_THE TASK_
Retype the entries, please, from their first line to the line containing "return (p - L) / (W - L - R)", exactly and only those lines, minus the pictures.

## start TASK DATA

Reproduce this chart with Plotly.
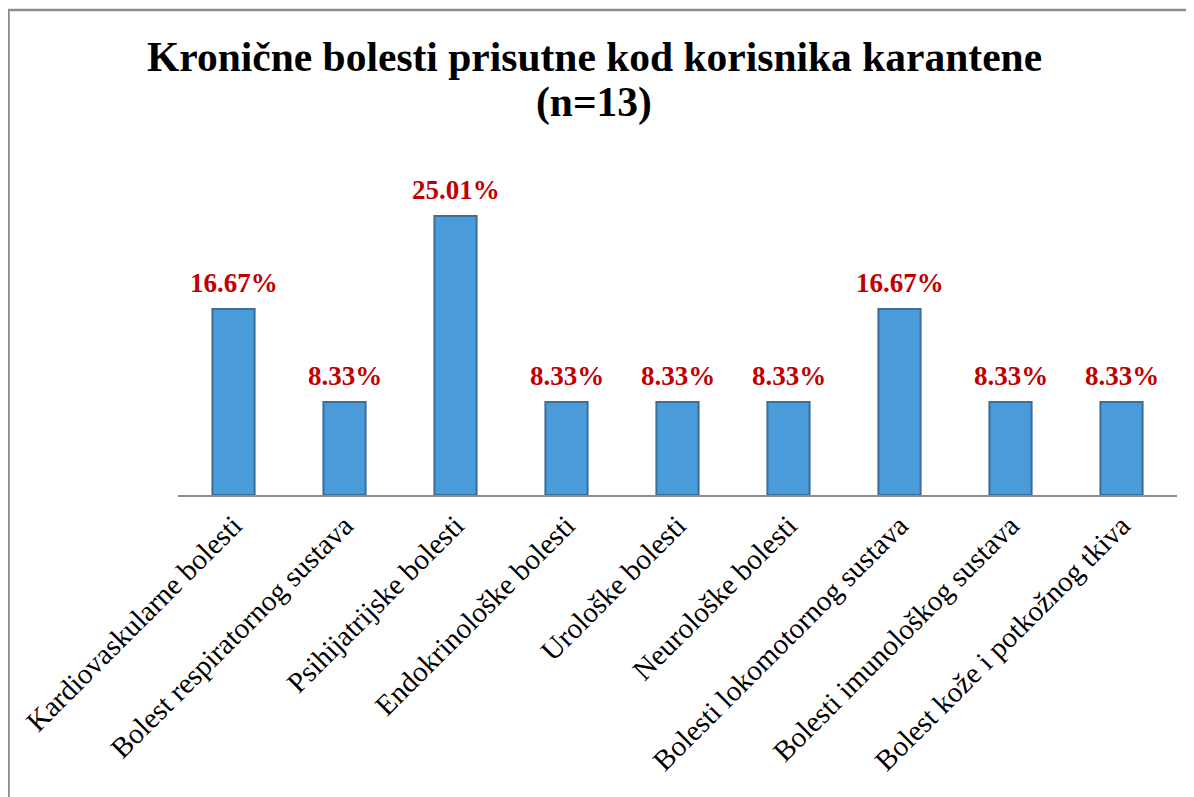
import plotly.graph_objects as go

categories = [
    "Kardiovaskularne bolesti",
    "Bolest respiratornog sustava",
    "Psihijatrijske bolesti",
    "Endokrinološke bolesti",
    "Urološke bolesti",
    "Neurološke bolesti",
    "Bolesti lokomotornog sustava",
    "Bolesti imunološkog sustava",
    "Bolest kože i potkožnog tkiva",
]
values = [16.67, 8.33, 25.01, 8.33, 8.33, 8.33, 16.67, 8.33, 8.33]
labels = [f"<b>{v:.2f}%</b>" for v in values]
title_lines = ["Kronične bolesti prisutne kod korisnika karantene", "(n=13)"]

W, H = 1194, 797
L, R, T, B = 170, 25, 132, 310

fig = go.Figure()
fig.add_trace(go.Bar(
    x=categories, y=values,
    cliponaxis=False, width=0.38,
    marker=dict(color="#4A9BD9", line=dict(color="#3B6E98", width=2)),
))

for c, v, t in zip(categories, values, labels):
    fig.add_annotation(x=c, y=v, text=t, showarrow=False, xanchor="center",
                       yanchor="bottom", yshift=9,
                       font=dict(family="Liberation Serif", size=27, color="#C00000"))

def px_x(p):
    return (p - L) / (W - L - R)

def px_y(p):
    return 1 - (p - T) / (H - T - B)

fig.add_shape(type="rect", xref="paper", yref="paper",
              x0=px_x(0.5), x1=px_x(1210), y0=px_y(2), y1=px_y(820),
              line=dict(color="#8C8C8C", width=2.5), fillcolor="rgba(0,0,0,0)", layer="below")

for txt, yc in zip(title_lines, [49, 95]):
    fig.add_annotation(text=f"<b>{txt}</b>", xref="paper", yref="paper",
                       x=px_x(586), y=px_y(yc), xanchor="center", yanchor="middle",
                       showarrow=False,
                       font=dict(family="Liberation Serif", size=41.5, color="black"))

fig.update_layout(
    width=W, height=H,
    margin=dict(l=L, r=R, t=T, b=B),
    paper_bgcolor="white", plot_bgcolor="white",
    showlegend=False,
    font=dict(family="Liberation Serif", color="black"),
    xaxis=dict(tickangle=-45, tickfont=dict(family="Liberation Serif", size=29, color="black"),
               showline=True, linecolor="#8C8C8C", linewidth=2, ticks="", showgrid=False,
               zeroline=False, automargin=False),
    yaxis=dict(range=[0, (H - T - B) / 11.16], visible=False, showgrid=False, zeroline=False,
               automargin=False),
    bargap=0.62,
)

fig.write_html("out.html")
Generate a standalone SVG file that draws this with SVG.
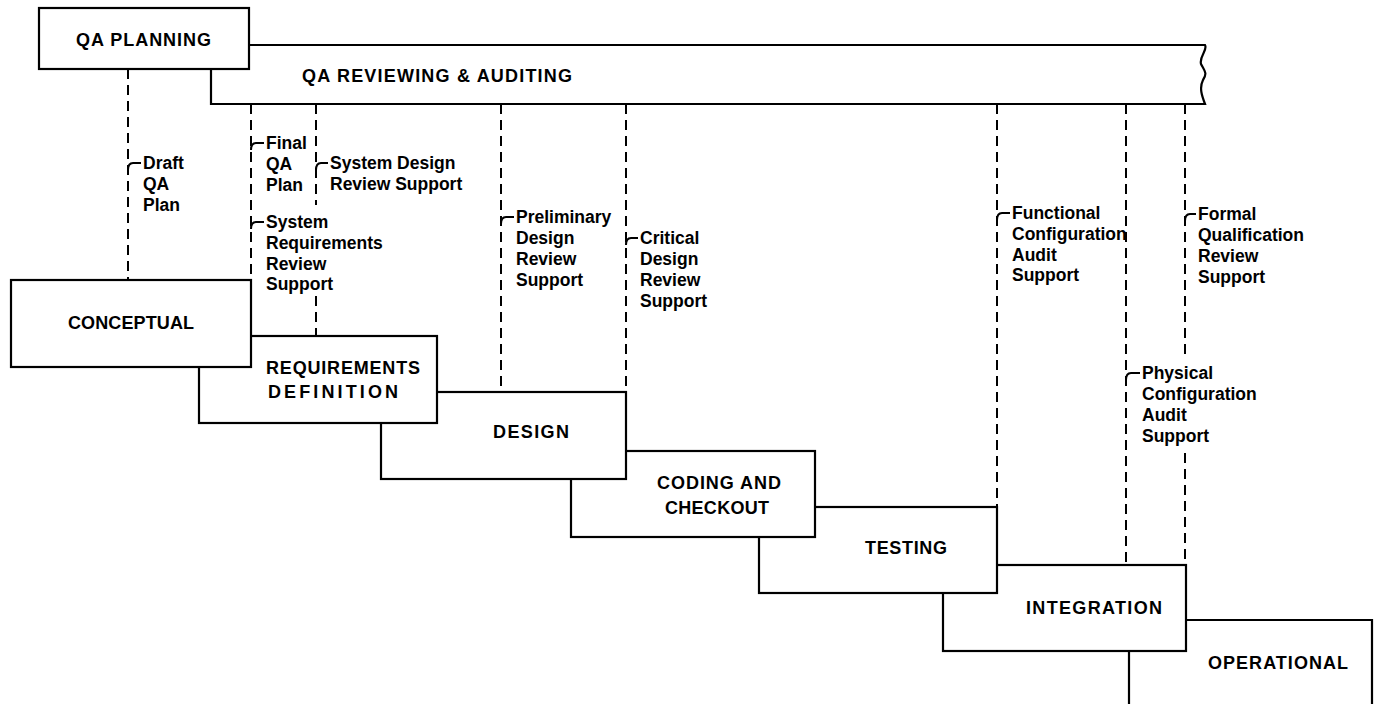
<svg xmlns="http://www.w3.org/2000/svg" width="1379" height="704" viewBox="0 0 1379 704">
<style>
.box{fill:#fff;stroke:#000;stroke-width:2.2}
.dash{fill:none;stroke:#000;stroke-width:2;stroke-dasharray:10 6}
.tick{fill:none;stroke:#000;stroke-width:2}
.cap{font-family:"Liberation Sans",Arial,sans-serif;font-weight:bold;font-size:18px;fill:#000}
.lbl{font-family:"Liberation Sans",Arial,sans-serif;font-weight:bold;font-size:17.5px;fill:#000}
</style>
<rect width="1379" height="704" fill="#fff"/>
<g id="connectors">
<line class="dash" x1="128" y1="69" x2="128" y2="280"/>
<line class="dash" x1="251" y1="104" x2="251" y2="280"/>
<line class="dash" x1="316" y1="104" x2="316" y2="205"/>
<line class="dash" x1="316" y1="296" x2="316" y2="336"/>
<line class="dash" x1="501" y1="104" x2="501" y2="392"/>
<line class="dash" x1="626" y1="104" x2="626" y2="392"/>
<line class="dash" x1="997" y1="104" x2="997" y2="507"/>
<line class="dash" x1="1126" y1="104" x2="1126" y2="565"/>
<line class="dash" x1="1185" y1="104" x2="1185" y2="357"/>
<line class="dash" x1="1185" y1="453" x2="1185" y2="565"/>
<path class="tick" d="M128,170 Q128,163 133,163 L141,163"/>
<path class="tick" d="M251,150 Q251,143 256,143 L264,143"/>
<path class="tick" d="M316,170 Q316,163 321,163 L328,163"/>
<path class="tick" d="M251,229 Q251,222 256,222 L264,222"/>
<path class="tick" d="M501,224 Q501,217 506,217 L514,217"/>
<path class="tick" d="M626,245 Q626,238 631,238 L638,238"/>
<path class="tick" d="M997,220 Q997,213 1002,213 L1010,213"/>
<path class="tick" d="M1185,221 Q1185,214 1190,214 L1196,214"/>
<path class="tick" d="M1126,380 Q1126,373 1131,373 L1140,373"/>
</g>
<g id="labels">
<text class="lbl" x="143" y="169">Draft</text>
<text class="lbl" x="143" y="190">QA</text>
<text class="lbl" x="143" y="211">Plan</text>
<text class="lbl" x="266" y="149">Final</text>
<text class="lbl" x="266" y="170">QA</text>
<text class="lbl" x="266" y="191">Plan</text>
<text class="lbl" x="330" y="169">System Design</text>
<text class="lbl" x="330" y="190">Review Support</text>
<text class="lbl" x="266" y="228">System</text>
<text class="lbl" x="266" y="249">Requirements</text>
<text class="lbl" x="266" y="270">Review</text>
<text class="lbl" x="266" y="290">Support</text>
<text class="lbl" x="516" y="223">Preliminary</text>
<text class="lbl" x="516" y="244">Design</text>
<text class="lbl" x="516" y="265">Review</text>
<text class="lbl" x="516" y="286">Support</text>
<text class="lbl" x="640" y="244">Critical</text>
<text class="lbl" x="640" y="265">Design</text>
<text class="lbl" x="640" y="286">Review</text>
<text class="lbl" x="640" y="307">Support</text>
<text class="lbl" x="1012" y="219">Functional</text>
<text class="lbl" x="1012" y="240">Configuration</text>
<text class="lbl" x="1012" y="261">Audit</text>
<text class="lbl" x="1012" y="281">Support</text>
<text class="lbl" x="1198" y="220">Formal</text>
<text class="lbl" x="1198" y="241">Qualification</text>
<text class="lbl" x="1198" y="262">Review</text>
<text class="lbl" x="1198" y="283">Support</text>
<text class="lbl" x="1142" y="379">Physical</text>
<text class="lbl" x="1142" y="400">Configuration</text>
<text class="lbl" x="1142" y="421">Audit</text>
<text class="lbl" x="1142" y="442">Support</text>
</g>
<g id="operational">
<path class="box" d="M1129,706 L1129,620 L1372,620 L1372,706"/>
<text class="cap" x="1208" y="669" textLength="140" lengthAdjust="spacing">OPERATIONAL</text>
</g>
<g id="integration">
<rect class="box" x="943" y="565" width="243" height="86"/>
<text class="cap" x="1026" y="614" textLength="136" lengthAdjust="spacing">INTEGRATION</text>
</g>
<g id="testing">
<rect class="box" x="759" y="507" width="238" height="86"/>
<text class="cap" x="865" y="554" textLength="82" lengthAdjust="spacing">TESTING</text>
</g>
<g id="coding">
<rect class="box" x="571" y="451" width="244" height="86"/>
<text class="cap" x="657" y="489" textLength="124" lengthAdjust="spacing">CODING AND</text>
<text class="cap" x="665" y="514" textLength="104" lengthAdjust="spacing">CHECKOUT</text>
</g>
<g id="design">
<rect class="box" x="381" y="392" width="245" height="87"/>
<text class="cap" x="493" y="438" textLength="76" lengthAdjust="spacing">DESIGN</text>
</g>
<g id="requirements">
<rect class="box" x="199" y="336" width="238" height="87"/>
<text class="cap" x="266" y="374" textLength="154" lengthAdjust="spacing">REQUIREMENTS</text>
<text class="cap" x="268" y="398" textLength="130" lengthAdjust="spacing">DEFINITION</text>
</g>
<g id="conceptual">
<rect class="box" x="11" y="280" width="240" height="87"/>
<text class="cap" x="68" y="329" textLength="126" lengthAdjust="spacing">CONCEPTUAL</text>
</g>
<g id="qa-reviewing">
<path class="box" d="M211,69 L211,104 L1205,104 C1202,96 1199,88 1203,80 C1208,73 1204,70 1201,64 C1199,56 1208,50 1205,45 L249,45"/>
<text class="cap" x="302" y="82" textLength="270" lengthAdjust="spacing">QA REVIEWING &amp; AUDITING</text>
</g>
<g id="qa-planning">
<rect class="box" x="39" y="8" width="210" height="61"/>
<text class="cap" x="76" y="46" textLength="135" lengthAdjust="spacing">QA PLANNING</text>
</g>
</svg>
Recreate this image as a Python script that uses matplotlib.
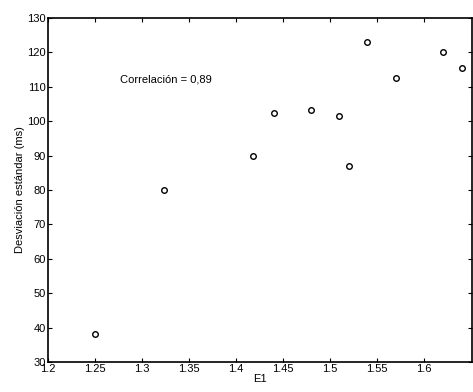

## end TASK DATA

_EXERCISE ANSWER_
Reproduce this chart with Plotly.
import plotly.graph_objects as go

categories = [
    "Kardiovaskularne bolesti",
    "Bolest respiratornog sustava",
    "Psihijatrijske bolesti",
    "Endokrinološke bolesti",
    "Urološke bolesti",
    "Neurološke bolesti",
    "Bolesti lokomotornog sustava",
    "Bolesti imunološkog sustava",
    "Bolest kože i potkožnog tkiva",
]
values = [16.67, 8.33, 25.01, 8.33, 8.33, 8.33, 16.67, 8.33, 8.33]
labels = [f"<b>{v:.2f}%</b>" for v in values]
title_lines = ["Kronične bolesti prisutne kod korisnika karantene", "(n=13)"]

W, H = 1194, 797
L, R, T, B = 170, 25, 132, 310

fig = go.Figure()
fig.add_trace(go.Bar(
    x=categories, y=values,
    cliponaxis=False, width=0.38,
    marker=dict(color="#4A9BD9", line=dict(color="#3B6E98", width=2)),
))

for c, v, t in zip(categories, values, labels):
    fig.add_annotation(x=c, y=v, text=t, showarrow=False, xanchor="center",
                       yanchor="bottom", yshift=9,
                       font=dict(family="Liberation Serif", size=27, color="#C00000"))

def px_x(p):
    return (p - L) / (W - L - R)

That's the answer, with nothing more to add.